(EXERCISE DETAILS) Within the material below, find each line bearing the word "Give" and present it.

— Begin ENTRIES SUPPLIED —

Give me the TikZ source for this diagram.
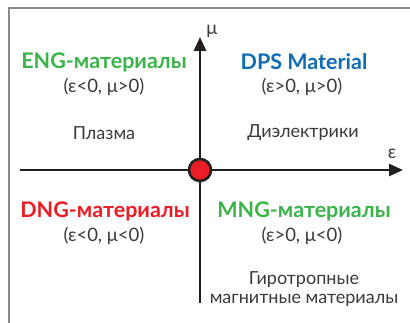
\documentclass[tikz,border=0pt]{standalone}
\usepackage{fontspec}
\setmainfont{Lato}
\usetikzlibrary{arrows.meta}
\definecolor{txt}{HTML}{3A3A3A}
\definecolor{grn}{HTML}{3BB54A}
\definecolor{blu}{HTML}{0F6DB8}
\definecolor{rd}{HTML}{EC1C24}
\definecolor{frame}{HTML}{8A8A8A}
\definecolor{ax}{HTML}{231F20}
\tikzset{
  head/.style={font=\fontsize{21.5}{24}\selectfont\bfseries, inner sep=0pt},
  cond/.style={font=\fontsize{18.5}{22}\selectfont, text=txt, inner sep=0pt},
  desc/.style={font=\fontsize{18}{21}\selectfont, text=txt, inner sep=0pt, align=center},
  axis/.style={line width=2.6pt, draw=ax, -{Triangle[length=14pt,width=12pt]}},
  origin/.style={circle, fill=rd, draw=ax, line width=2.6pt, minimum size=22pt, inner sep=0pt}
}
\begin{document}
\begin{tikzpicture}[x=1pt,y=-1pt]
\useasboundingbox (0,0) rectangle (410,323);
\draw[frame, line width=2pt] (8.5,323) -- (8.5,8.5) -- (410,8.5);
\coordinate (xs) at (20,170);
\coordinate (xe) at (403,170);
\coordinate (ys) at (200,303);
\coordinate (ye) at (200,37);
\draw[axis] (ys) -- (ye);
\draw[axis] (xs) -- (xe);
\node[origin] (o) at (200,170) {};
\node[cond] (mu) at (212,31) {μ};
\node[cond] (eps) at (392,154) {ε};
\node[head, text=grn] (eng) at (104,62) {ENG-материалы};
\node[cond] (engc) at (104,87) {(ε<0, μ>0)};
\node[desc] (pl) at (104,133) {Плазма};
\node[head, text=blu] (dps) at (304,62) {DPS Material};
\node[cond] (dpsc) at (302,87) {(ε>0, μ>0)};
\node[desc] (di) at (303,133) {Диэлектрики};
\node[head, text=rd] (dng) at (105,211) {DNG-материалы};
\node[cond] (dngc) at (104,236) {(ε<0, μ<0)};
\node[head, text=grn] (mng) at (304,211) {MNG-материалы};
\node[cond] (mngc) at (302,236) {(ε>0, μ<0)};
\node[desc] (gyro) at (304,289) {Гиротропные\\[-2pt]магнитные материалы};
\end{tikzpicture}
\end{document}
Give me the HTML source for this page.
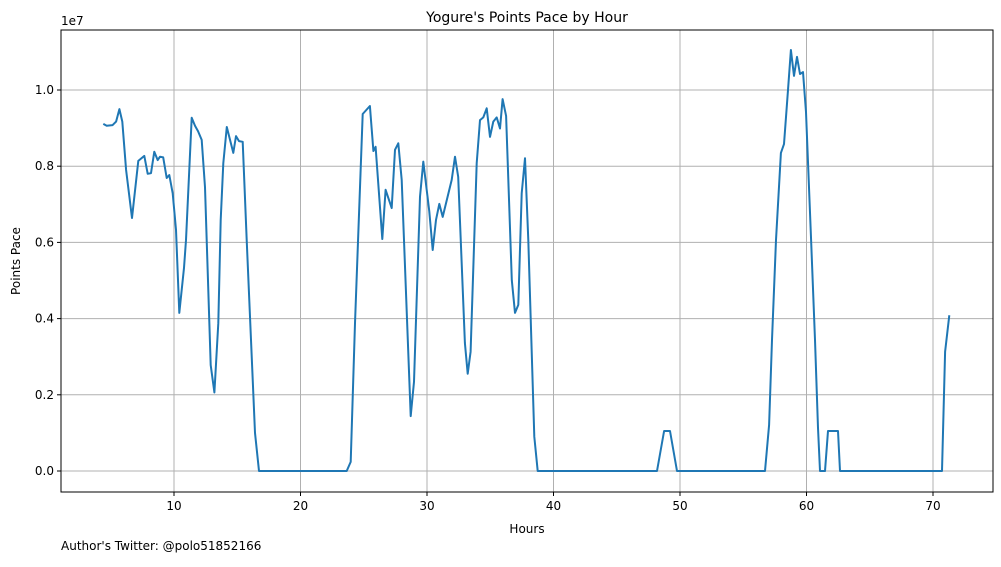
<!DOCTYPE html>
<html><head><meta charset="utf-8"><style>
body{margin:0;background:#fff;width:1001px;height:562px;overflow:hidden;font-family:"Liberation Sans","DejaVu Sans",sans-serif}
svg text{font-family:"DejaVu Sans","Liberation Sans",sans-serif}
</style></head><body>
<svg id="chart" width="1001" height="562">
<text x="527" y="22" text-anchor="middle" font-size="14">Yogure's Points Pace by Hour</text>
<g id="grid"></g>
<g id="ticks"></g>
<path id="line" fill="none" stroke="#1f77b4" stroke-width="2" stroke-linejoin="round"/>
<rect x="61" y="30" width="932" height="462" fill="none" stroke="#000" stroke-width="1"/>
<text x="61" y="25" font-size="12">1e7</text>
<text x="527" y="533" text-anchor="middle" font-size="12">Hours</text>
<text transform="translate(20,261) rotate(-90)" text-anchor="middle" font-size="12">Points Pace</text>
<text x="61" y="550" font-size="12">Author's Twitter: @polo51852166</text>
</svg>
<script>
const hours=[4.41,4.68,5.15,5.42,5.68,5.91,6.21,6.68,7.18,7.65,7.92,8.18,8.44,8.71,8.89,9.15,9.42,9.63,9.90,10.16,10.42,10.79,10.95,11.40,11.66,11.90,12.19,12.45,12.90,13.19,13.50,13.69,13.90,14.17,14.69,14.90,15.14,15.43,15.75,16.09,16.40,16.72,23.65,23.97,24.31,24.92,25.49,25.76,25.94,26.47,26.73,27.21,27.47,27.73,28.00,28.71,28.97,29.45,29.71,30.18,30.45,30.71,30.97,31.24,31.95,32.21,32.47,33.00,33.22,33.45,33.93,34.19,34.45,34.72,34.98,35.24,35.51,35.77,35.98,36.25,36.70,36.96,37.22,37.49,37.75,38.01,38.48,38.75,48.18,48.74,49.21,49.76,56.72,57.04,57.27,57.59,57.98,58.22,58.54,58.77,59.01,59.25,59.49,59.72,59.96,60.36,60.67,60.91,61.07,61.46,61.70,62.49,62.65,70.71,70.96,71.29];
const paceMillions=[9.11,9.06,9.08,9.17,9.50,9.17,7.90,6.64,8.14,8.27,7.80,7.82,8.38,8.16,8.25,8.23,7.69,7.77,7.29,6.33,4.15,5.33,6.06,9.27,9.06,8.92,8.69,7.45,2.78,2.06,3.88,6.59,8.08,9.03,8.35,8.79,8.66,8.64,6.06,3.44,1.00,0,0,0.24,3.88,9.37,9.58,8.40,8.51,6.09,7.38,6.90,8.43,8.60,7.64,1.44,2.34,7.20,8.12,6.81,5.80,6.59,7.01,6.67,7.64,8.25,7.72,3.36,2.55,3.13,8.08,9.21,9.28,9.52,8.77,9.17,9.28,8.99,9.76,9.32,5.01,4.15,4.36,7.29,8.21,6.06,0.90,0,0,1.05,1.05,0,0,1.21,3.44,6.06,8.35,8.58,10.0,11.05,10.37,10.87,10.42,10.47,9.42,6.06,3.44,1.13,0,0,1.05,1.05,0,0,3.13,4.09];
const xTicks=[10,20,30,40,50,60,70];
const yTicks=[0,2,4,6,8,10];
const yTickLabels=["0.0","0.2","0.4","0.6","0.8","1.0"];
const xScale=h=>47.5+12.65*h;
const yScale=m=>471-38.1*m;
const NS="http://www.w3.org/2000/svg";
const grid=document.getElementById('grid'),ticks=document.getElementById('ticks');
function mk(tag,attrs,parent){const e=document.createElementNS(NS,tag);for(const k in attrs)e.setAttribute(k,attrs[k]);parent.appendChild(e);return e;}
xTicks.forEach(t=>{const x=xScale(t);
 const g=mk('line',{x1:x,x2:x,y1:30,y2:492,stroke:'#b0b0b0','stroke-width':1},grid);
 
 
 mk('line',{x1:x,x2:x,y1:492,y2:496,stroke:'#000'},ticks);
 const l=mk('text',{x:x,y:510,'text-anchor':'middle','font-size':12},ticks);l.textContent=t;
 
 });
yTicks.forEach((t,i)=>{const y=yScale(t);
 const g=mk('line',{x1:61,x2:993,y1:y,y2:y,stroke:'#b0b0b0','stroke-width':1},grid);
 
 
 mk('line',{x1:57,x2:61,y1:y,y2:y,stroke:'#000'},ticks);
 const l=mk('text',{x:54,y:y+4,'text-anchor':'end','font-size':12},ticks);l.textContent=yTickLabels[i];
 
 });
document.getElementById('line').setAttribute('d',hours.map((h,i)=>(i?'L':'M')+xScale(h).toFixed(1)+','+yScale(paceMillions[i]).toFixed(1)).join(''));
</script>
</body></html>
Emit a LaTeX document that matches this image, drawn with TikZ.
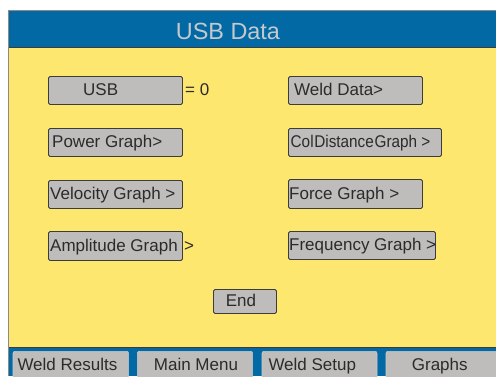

— End ENTRIES SUPPLIED —

(OUTPUT)
Give me the TikZ source for this diagram.
Give me the HTML source for this page.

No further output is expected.